This repository contains the design and simulation of a CMOS-based full adder circuit. The circuit is built using XOR, AND, OR gates, and an inverter. The design has been verified through DRC, LVS, and LPE tests, ensuring correctness and manufacturability. Simulations were performed using Spice3, including an additional all-NAND implementation for comparative analysis.
A full adder circuit takes three inputs, two operands and carry in, and produces two outputs, the sum and carry out. Each gate follows three design stages: schematic, stick diagram, and layout.
Inverter (NOT Gate) : A simple CMOS circuit with a PMOS and an NMOS. When input is high, output is low, and vice versa. The stick diagram visualizes gate connections, and the layout arranges active regions, poly, and metal layers.
AND Gate : Implemented directly using CMOS logic with the PUN having same function with inverted inputs (series connection) and PDN having inverted function (parallel connection). The layout ensures minimal delay and optimized power consumption following the stick diagram.
OR Gate : Designed using standard CMOS logic with the inputs connected in parallel in the PUN and in series for the PDN. Stick diagrams show how PMOS and NMOS transistors are arranged for correct logic operation.
XOR Gate : Constructed using the expansion of an XOR gate opposed to a combination of AND, OR, and inverters. The layout is optimized for speed and power by using stick diagram opposed to previously designed gates.
The previous gates were connected together to emulate the function of a full adder. Debugging included ensuring all sources and grounds are connected together and there is no metal overlapping by using different metals at intersection points.
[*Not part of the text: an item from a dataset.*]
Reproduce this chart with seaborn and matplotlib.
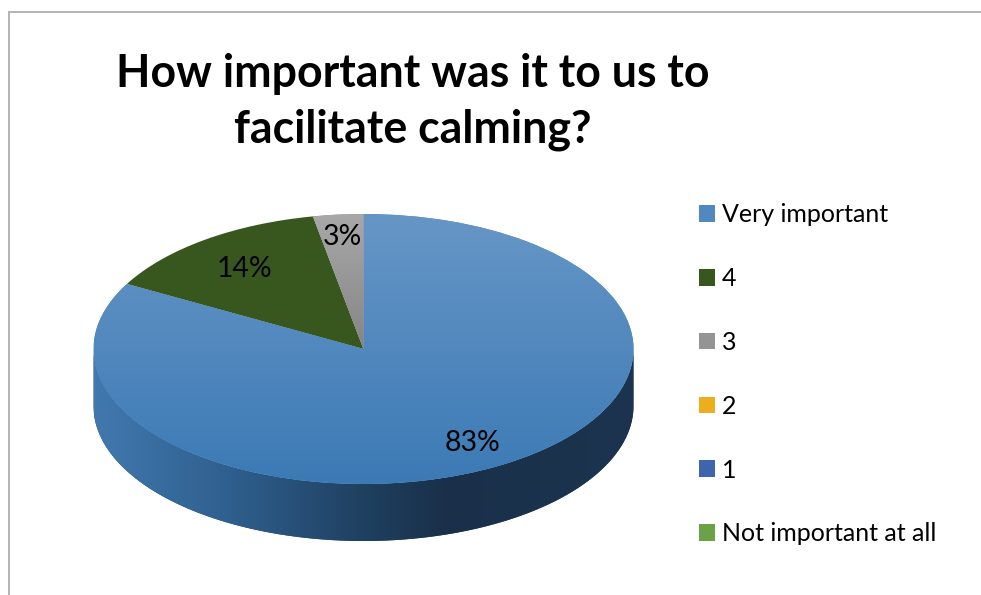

The full adder was simulated using Spice3, with a standard CMOS implementation. An additional all-NAND simulation was performed for comparison, but the primary design does not rely on NAND-based gates. The all-NAND based simulation started with writing the code and simulate the output of the gate alone before writing the full adder.
.SUBCKT NAND 1 2 3
M1 3 1 VDD VDD PCH W=6U L=1U
M2 3 2 VDD VDD PCH W=6U L=1U
M3 3 1 4 0 NCH W=6U L=1U
M4 4 2 0 0 NCH W=6U L=1U
C5 3 0 0.1P
.ENDS NAND
Then that sub-circuit was instantiated to emulate the functionality of the full adder. This allows the design modularity and conciseness for better readability and debugging.
X1 1 2 3 NAND
X2 1 3 4 NAND
X3 2 3 5 NAND
X4 4 5 6 NAND
X5 6 7 8 NAND
X6 6 8 10 NAND
X7 8 7 9 NAND
X8 10 9 11 NAND
X9 8 3 12 NAND
C13 11 0 0.1P
C14 12 0 0.1P
VDD VDD 0 DC 5V
VA 1 0 PULSE(0V 5V 0ns 1ns 1ns 25ns 50ns)
VB 2 0 PULSE(0V 5V 0ns 1ns 1ns 50ns 100ns)
VC 7 0 PULSE(0V 5V 0ns 1ns 1ns 100ns 200ns)
Now, instead of creating different instances and writing the code from scratch, I used the extracted schematic of the Full Adder from the GLADE implementation and then wrote the following commands to simulate the output.
* Instantiate the Full Adder subcircuit
X100 1 2 7 12 13 FullAdder
* Define power supply
VDD VDD 0 DC 5V
* Define input square wave sources using PULSE
VA 1 0 PULSE(0V 5V 0ns 1ns 1ns 25ns 50ns)
VB 2 0 PULSE(0V 5V 0ns 1ns 1ns 50ns 100ns)
VCin 7 0 PULSE(0V 5V 0ns 1ns 1ns 100ns 200ns)
* Define capacitors at the output nodes
C13 12 0 0.1P
C14 13 0 0.1P
* Transient analysis to observe waveforms
.TRAN 1ns 600ns
* Print the results
.PRINT TRAN V(12) V(13)
* Probe the nodes for plotting
.PROBE TRAN V(12) V(13)
.END
The model of the PMOS and NMOS used was taken from Process Technology C5: 0.5µm Process Technology Publication order number C5/D. The size of the transistors was identical to that in GLADE’s full adder with ratio P=6N, voltage of node number 12 is the sum and that of the node 13 is the carry out.